Utility Measurement¶

General utility measures in sdcApp¶

Compare summary statistics¶

Categorical variables¶

Continuous variables¶

IL1s measure¶

Customized utility measures¶

As the statistical analyses based on the microdata depend, amongst others, on to the topic of the survey, the country and the definition of the variables, it is not feasible to include all these measures in sdcApp. Instead, it is recommended to compute the statistics and indicators and perform statistical an econometric analyses on the original and anonymized datasets and evaluate the differences in the results. If a publication based on the microdata is already published, it is recommended to recompute the statistics in these publications from the anonymized dataset.

The approach is to compare the indicators calculated on the untreated data and the data after anonymization with different methods. If the differences between the indicators are not too large, the anonymized dataset can be released for use by researchers.
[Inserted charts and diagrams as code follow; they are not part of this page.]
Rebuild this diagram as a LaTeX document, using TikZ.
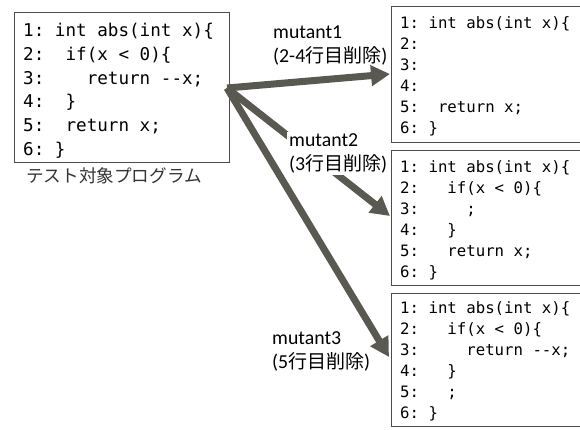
\documentclass[tikz,border=0pt]{standalone}
\usepackage{fontspec}
\setmainfont{Carlito}
\setmonofont{DejaVu Sans Mono}
\newfontfamily\jp{Noto Sans CJK JP}
\usetikzlibrary{arrows.meta}
\definecolor{arr}{HTML}{595951}
\tikzset{
  codebox/.style={draw=black!70, line width=0.9pt},
  srccode/.style={anchor=base west, inner sep=0pt, align=left,
    font=\ttfamily\fontsize{17.6}{23.8}\selectfont},
  mutcode/.style={anchor=base west, inner sep=0pt, align=left,
    font=\ttfamily\fontsize{15.7}{21}\selectfont},
  lbl/.style={anchor=base west, inner sep=0pt, align=left,
    font=\fontsize{19.8}{23.5}\selectfont},
  bigarrow/.style={draw=arr, line width=7pt,
    -{Triangle[length=19pt,width=20pt]}},
}
\begin{document}
\begin{tikzpicture}[x=1pt,y=-1pt]
\useasboundingbox (0,0) rectangle (580,429);
\clip (0,0) rectangle (580,429);
% boxes
\draw[codebox] (14,12) rectangle (229,162);
\coordinate (src) at (227,88);
\draw[codebox] (391,6) rectangle (600,142);
\draw[codebox] (391,150) rectangle (600,285);
\draw[codebox] (391,293) rectangle (600,426);
\coordinate (t1) at (390,74);
\coordinate (t2) at (390,216);
\coordinate (t3) at (389,357);
% code (anchor = baseline of last line)
\node[srccode] (code0) at (23,155.5) {1: int abs(int x)\{\\2:\ \ if(x < 0)\{\\3:\ \ \ \ return -{}-x;\\4:\ \ \}\\5:\ \ return x;\\6: \}};
\node[mutcode] (code1) at (400,133) {1: int abs(int x)\{\\2:\\3:\\4:\\5:\ \ return x;\\6: \}};
\node[mutcode] (code2) at (400,277) {1: int abs(int x)\{\\2:\ \ \ if(x < 0)\{\\3:\ \ \ \ \ ;\\4:\ \ \ \}\\5:\ \ \ return x;\\6: \}};
\node[mutcode] (code3) at (400,418) {1: int abs(int x)\{\\2:\ \ \ if(x < 0)\{\\3:\ \ \ \ \ return -{}-x;\\4:\ \ \ \}\\5:\ \ \ ;\\6: \}};
\node[anchor=base west, inner sep=0pt, text=black!80, font=\jp\fontsize{17.6}{20}\selectfont] (caption) at (26,182) {テスト対象プログラム};
% arrows
\draw[bigarrow] (src) -- (t1);
\draw[bigarrow] (src) -- (t2);
\draw[bigarrow] (src) -- (t3);
% labels
\node[lbl] (m1) at (273,62) {mutant1\\(2-4{\jp\fontsize{19}{23.5}\selectfont 行目削除})};
\node[lbl, fill=white, inner sep=2pt] (m2) at (287,170) {mutant2\\(3{\jp\fontsize{19}{23.5}\selectfont 行目削除})};
\node[lbl] (m3) at (272,368) {mutant3\\(5{\jp\fontsize{19}{23.5}\selectfont 行目削除})};
\end{tikzpicture}
\end{document}
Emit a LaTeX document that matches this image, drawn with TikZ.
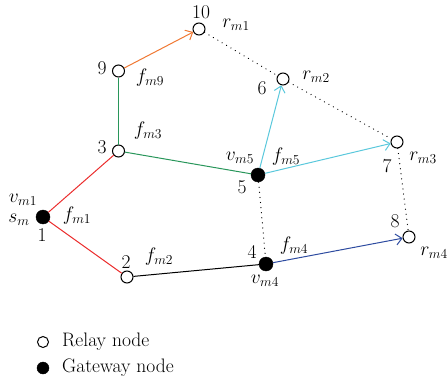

It should be taken into account that indicators calculated on samples are estimates with a certain variance and confidence interval. Therefore, for sample data, it is more informative to compare the overlap of confidence intervals and/or to evaluate whether the point estimate calculated after anonymization is contained within the confidence interval of the original estimate.

Note

Some analyses may no longer be possible or not possible in exactly the same way. E.g. regression on age if age is recoded in 5-year intervals.

In order to do so, it is posible to export the dataset at any point in sdcApp. See the Section Export anonymized dataset to learn how to export a dataset from sdcApp. The microdata can be exported at any intermediate stata in the SDC process. Several datasets can be exported after applying different methods with different parameters settings to compare the information loss resulting from the anonymization. This information can be used to select the anonymization methods as well as to inform the user about the implications of the anonymization on the validity of the dataset for analysis.